REPUBLIKA.CO.ID,YANGON -- Pemerintah Myanmar mulai memanen padi dari lahan pertanian yang ditinggalkan oleh warga etnis Rohingya di Rakhine pada Sabtu (28/10). Hal ini kemungkinan akan menimbulkan kekhawatiran tentang prospek pengembalian lebih dari setengah juta pengungsi yang telah melarikan diri dari kekerasan komunal di wilayah tersebut.
Pemerintah mulai memanen 71 ribu hektar sawah di Maungdaw. Wilayah ini merupakan tempat tinggal mayoritas Rohingya yang terkena dampak paling parah oleh kekerasan. "Kami mulai panen hari ini di desa Myo Thu Gyi," kata Thein Wai, kepala Departemen Pertanian Maungdaw.

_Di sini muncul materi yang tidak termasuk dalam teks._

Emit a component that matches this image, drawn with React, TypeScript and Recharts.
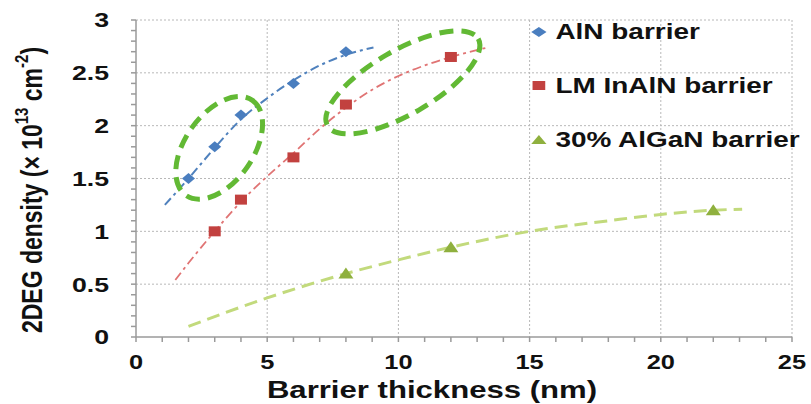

"Kami akan memanen beberapa sawah milik warga Bengali yang melarikan diri ke Bangladesh," katanya. Ia menggunakan istilah Bengali untuk menggambarkan Rohingya, yang biasa digunakan oleh pejabat dan masyarakat Buddha.
Wai mengatakan dia tidak tahu apa yang akan dilakukan pemerintah dengan beras atau hasil panen lainnya. Global New Light of Myanmar melaporkan, para pekerja dibawa langsung dari daerah lain untuk membantu panen.

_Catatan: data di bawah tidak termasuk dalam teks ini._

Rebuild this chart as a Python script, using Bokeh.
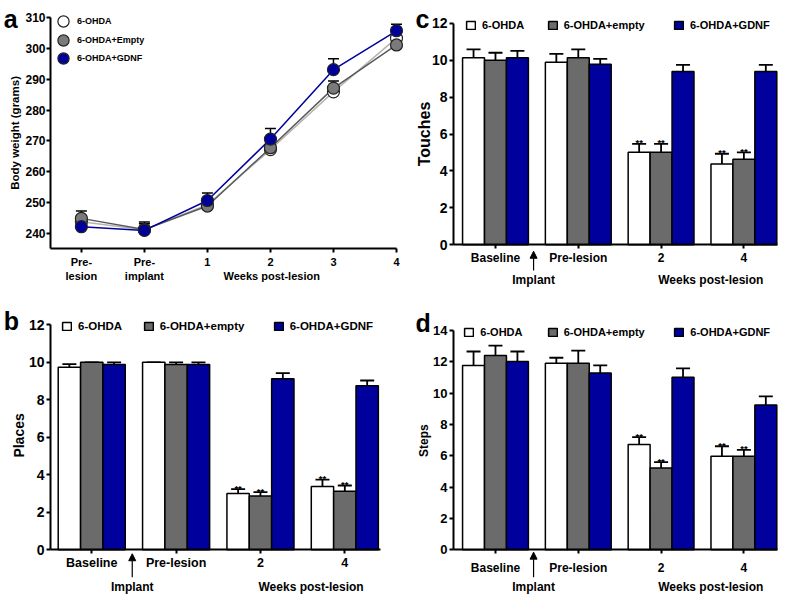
import math
from bokeh.plotting import figure
from bokeh.models import (ColumnDataSource, FixedTicker, Legend, LegendItem, Label,
                          Arrow, NormalHead, Range1d)
from bokeh.layouts import column, row
from bokeh.transform import dodge
from bokeh.core.properties import value
from bokeh.embed import file_html
from bokeh.resources import INLINE

FONT = "Liberation Sans"
WHITE, GREY, BLUE = "white", "#6b6b6b", "#00009c"

# ---------------- data ----------------
# Panel a: body weight
time_pos = [0, 1, 2, 3, 4, 5]
time_labels = ["Pre-\nlesion", "Pre-\nimplant", "1", "2", "3", "4"]
bw_ohda = [243.8, 241.2, 249.3, 267.2, 285.9, 303.3]
bw_ohda_err = [2.0, 2.0, 1.6, 1.8, 1.5, 2.0]
bw_empty = [244.9, 241.3, 248.9, 267.8, 287.1, 301.1]
bw_empty_err = [2.4, 2.4, 1.8, 1.5, 2.3, 1.5]
bw_gdnf = [242.2, 241.0, 250.7, 270.6, 293.1, 305.7]
bw_gdnf_err = [1.0, 1.4, 2.4, 3.4, 3.5, 2.1]

# Bar panels
group_pos = [0, 1, 2, 3]
group_labels = ["Baseline", "Pre-lesion", "2", "4"]
sig_ohda = ["", "", "**", "**"]
sig_empty = ["", "", "**", "**"]

places_ohda = [9.74, 10.0, 3.0, 3.38]
places_ohda_err = [0.16, 0.0, 0.24, 0.36]
places_empty = [10.0, 9.88, 2.87, 3.12]
places_empty_err = [0.0, 0.12, 0.21, 0.31]
places_gdnf = [9.88, 9.88, 9.12, 8.75]
places_gdnf_err = [0.12, 0.12, 0.30, 0.28]

touches_ohda = [10.13, 9.89, 5.01, 4.38]
touches_ohda_err = [0.45, 0.45, 0.46, 0.55]
touches_empty = [10.0, 10.13, 5.01, 4.63]
touches_empty_err = [0.40, 0.45, 0.46, 0.38]
touches_gdnf = [10.13, 9.78, 9.38, 9.38]
touches_gdnf_err = [0.37, 0.29, 0.36, 0.36]

steps_ohda = [11.77, 11.91, 6.73, 5.97]
steps_ohda_err = [0.89, 0.35, 0.46, 0.64]
steps_empty = [12.4, 11.91, 5.23, 5.98]
steps_empty_err = [0.64, 0.81, 0.37, 0.40]
steps_gdnf = [12.02, 11.28, 11.02, 9.25]
steps_gdnf_err = [0.64, 0.49, 0.56, 0.54]

series_names = ["6-OHDA", "6-OHDA+empty", "6-OHDA+GDNF"]
line_names = ["6-OHDA", "6-OHDA+Empty", "6-OHDA+GDNF"]


def frame_ranges(fig_left, fig_top, W, H, axl, axr, x_lo, x_hi, axt, axb, y_lo, y_hi):
    """Ranges so that the frame fills the whole figure while the axis box
    [axl..axr] x [axb..axt] (page pixels) maps onto [x_lo..x_hi] x [y_lo..y_hi]."""
    sx = (x_hi - x_lo) / (axr - axl)
    sy = (y_hi - y_lo) / (axb - axt)
    xr = Range1d(x_lo + (fig_left - axl) * sx, x_lo + (fig_left + W - axl) * sx)
    yr = Range1d(y_lo + (axb - (fig_top + H)) * sy, y_lo + (axb - fig_top) * sy)
    return xr, yr


def make_fig(W, H, xr, yr):
    p = figure(width=W, height=H, output_backend="svg", toolbar_location=None,
               x_range=xr, y_range=yr, min_border=0,
               min_border_left=0, min_border_right=0, min_border_top=0, min_border_bottom=0)
    p.xgrid.visible = False
    p.ygrid.visible = False
    p.outline_line_color = None
    return p


def style_axes(p, x_lo, x_hi, y_lo, y_hi, tick_fs, x_fs, tick_out=4, y_std=2, x_std=2):
    xa, ya = p.xaxis[0], p.yaxis[0]
    xa.fixed_location = y_lo
    ya.fixed_location = x_lo
    xa.bounds = (x_lo, x_hi)
    ya.bounds = (y_lo, y_hi)
    for ax in (xa, ya):
        ax.axis_line_width = 2
        ax.axis_line_color = "black"
        ax.major_tick_line_width = 2
        ax.major_tick_in = 0
        ax.major_tick_out = tick_out
        ax.minor_tick_line_color = None
        ax.major_label_text_font = FONT
        ax.major_label_text_font_style = "bold"
        ax.major_label_text_color = "black"
    ya.major_label_text_font_size = tick_fs
    ya.major_label_standoff = y_std
    xa.major_label_text_font_size = x_fs
    xa.major_label_standoff = x_std


def add_text(p, x, y, txt, size, align="center", baseline="middle", angle=0.0):
    p.add_layout(Label(x=x, y=y, text=txt, text_font=FONT, text_font_style="bold",
                       text_font_size=size, text_align=align, text_baseline=baseline,
                       text_color="black", angle=angle))


def one_legend(p, r, label, loc, gw, gh, fs, standoff):
    lg = Legend(items=[LegendItem(label=label, renderers=[r])], location=loc,
                orientation="vertical", glyph_width=gw, glyph_height=gh,
                label_height=gh, label_width=10, label_standoff=standoff,
                label_text_font=FONT, label_text_font_style="bold",
                label_text_font_size=fs, label_text_color="black",
                border_line_color=None, background_fill_alpha=0,
                padding=0, margin=0, spacing=0)
    p.add_layout(lg)


# ---------------- panel a ----------------
XA = (-0.49, 5.0)
YA = (235.14, 310)
xr, yr = frame_ranges(0, 0, 404, 290, 50, 396, XA[0], XA[1], 17, 248, YA[0], YA[1])
pa = make_fig(404, 290, xr, yr)
src_a = ColumnDataSource(dict(
    x=time_pos,
    ohda=bw_ohda, ohda_hi=[m + e for m, e in zip(bw_ohda, bw_ohda_err)],
    empty=bw_empty, empty_hi=[m + e for m, e in zip(bw_empty, bw_empty_err)],
    gdnf=bw_gdnf, gdnf_hi=[m + e for m, e in zip(bw_gdnf, bw_gdnf_err)],
))
for key in ("ohda", "empty", "gdnf"):
    pa.segment(x0="x", y0=key, x1="x", y1=key + "_hi", source=src_a, line_color="black", line_width=1.5)
    pa.scatter(x="x", y=key + "_hi", source=src_a, marker="dash", size=11, line_color="black", line_width=1.5)
pa.line(x="x", y="ohda", source=src_a, line_color="#b4b4b4", line_width=1.5)
pa.line(x="x", y="empty", source=src_a, line_color="#5a5a5a", line_width=1.5)
pa.line(x="x", y="gdnf", source=src_a, line_color=BLUE, line_width=1.5)
ra1 = pa.scatter(x="x", y="ohda", source=src_a, size=12, fill_color="white", line_color="#222222", line_width=1.2)
ra2 = pa.scatter(x="x", y="empty", source=src_a, size=12, fill_color="#7a7a7a", line_color="#222222", line_width=1.2)
ra3 = pa.scatter(x="x", y="gdnf", source=src_a, size=12, fill_color=BLUE, line_color="#222222", line_width=1.2)
style_axes(pa, XA[0], XA[1], YA[0], YA[1], "12px", "11px", tick_out=4, y_std=1, x_std=3)
pa.yaxis[0].ticker = FixedTicker(ticks=[240, 250, 260, 270, 280, 290, 300, 310])
pa.xaxis[0].ticker = FixedTicker(ticks=time_pos)
pa.xaxis[0].major_label_overrides = {i: t for i, t in zip(time_pos, time_labels)}
add_text(pa, -1.048, 272.6, "Body weight (grams)", "11.5px", angle=math.pi / 2)
add_text(pa, 3.02, 226.1, "Weeks post-lesion", "11px")
add_text(pa, -1.233, 309.6, "a", "25px", align="left", baseline="alphabetic")
for r, nm, loc in zip((ra1, ra2, ra3), line_names, ((49, 255), (49, 236.5), (49, 218))):
    one_legend(pa, r, nm, loc, 28, 28, "9px", -1)


# ---------------- bar panels ----------------
def bar_panel(fig_box, ax_box, xr_ax, ymax, yticks, ylabel, ylabel_xy, ohda, ohda_e, empty, empty_e,
              gdnf, gdnf_e, letter, letter_xy, leg_locs, fonts, arrow, implant_y, weeks_y, x_std):
    fl, ft, W, H = fig_box
    axl, axr, axt, axb = ax_box
    xr, yr = frame_ranges(fl, ft, W, H, axl, axr, xr_ax[0], xr_ax[1], axt, axb, 0, ymax)
    p = make_fig(W, H, xr, yr)
    src = ColumnDataSource(dict(
        x=group_pos,
        ohda=ohda, ohda_hi=[m + e for m, e in zip(ohda, ohda_e)],
        empty=empty, empty_hi=[m + e for m, e in zip(empty, empty_e)],
        gdnf=gdnf, gdnf_hi=[m + e for m, e in zip(gdnf, gdnf_e)],
        sig_ohda=sig_ohda, sig_empty=sig_empty,
    ))
    w = 0.265
    rends = []
    for key, off, col in (("ohda", -w, WHITE), ("empty", 0.0, GREY), ("gdnf", w, BLUE)):
        xs = dodge("x", off, range=p.x_range)
        p.segment(x0=xs, y0=key, x1=xs, y1=key + "_hi", source=src, line_color="black", line_width=1.8)
        p.scatter(x=xs, y=key + "_hi", source=src, marker="dash", size=14, line_color="black", line_width=1.8)
        r = p.vbar(x=xs, top=key, width=w, bottom=0, source=src, fill_color=col,
                   line_color="black", line_width=1.5)
        rends.append(r)
        if key in ("ohda", "empty"):
            p.text(x=xs, y=key + "_hi", text="sig_" + key, source=src, text_font=value(FONT),
                   text_font_size="9.5px", text_font_style="bold", text_align="center",
                   text_baseline="alphabetic", y_offset=-1, text_color="black")
    tick_fs, title_fs, x_fs, leg_fs, ann_fs = fonts
    style_axes(p, xr_ax[0], xr_ax[1], 0, ymax, tick_fs, x_fs, tick_out=4, y_std=2, x_std=x_std)
    p.yaxis[0].ticker = FixedTicker(ticks=yticks)
    p.xaxis[0].ticker = FixedTicker(ticks=group_pos)
    p.xaxis[0].major_label_overrides = {i: t for i, t in zip(group_pos, group_labels)}
    add_text(p, ylabel_xy[0], ylabel_xy[1], ylabel, title_fs, angle=math.pi / 2)
    ax_x, ay0, ay1 = arrow
    p.add_layout(Arrow(end=NormalHead(size=7, fill_color="black", line_color="black"),
                       x_start=ax_x, y_start=ay0, x_end=ax_x, y_end=ay1,
                       line_width=1.2, line_color="black"))
    add_text(p, ax_x, implant_y, "Implant", ann_fs)
    add_text(p, 2.6, weeks_y, "Weeks post-lesion", ann_fs)
    add_text(p, letter_xy[0], letter_xy[1], letter, "25px", align="left", baseline="alphabetic")
    for r, nm, loc in zip(rends, series_names, leg_locs):
        one_legend(p, r, nm, loc, 11, 10, leg_fs, 6)
    return p


BOT_H = 306
pc = bar_panel((404, 0, 375, 290), (453, 777, 22.7, 244.3), (-0.507, 3.406), 12,
               [0, 2, 4, 6, 8, 10, 12], "Touches", (-0.861, 6.0),
               touches_ohda, touches_ohda_err, touches_empty, touches_empty_err,
               touches_gdnf, touches_gdnf_err, "c", (-0.966, 12.24),
               [(61, 259.3), (142.7, 259.3), (269, 259.3)],
               ("14px", "16px", "12px", "11px", "12px"), (0.46, -1.39, -0.35), -1.93, -1.93, 2)

pb = bar_panel((0, 290, 404, BOT_H), (50, 380, 324.3, 549.3), (-0.489, 3.423), 12,
               [0, 2, 4, 6, 8, 10, 12], "Places", (-0.865, 6.1),
               places_ohda, places_ohda_err, places_empty, places_empty_err,
               places_gdnf, places_gdnf_err, "b", (-1.043, 12.19),
               [(61, 259 + BOT_H - 301), (142.7, 259 + BOT_H - 301), (272.7, 259 + BOT_H - 301)],
               ("14px", "14px", "12.5px", "11.5px", "12px"), (0.48, -1.46, -0.21), -1.99, -1.99, 2)

pd = bar_panel((404, 290, 375, BOT_H), (453, 777, 330, 549.3), (-0.507, 3.406), 14,
               [0, 2, 4, 6, 8, 10, 12, 14], "Steps", (-0.861, 6.97),
               steps_ohda, steps_ohda_err, steps_empty, steps_empty_err,
               steps_gdnf, steps_gdnf_err, "d", (-0.966, 14.47),
               [(59.3, 252.7 + BOT_H - 301), (142.7, 252.7 + BOT_H - 301), (269.3, 252.7 + BOT_H - 301)],
               ("13px", "12px", "12px", "11px", "12px"), (0.46, -1.75, -0.15), -2.39, -2.39, 7)

layout = column(row(pa, pc), row(pb, pd))
open("out.html", "w").write(file_html(layout, INLINE))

Kelompok hak asasi manusia mengecam panen yang dilakukan pemerintah. Hal ini dianggap sebagai bagian dari upaya sistematis untuk mengusir Rohingya dari Rakhine. "Pejabat pemerintah yang memimpin panen jelas lebih peduli dengan ladang padi yang ditinggalkan ini daripada orang-orang Rohingya yang menaburnya," kata Phil Robertson dari Human Rights Watch.
Di bawah tekanan global, Myanmar telah sepakat untuk memulangkan pengungsi. Namun mereka harus dapat membuktikan tempat tinggal mereka di Rakhine.
Rencana ini terlihat masih samar. Mereka belum mengetahui siapa saja yang boleh kembali dan bagaimana mereka akan tinggal di wilayah yang dipenuhi dengan kebencian terhadap Rohingya.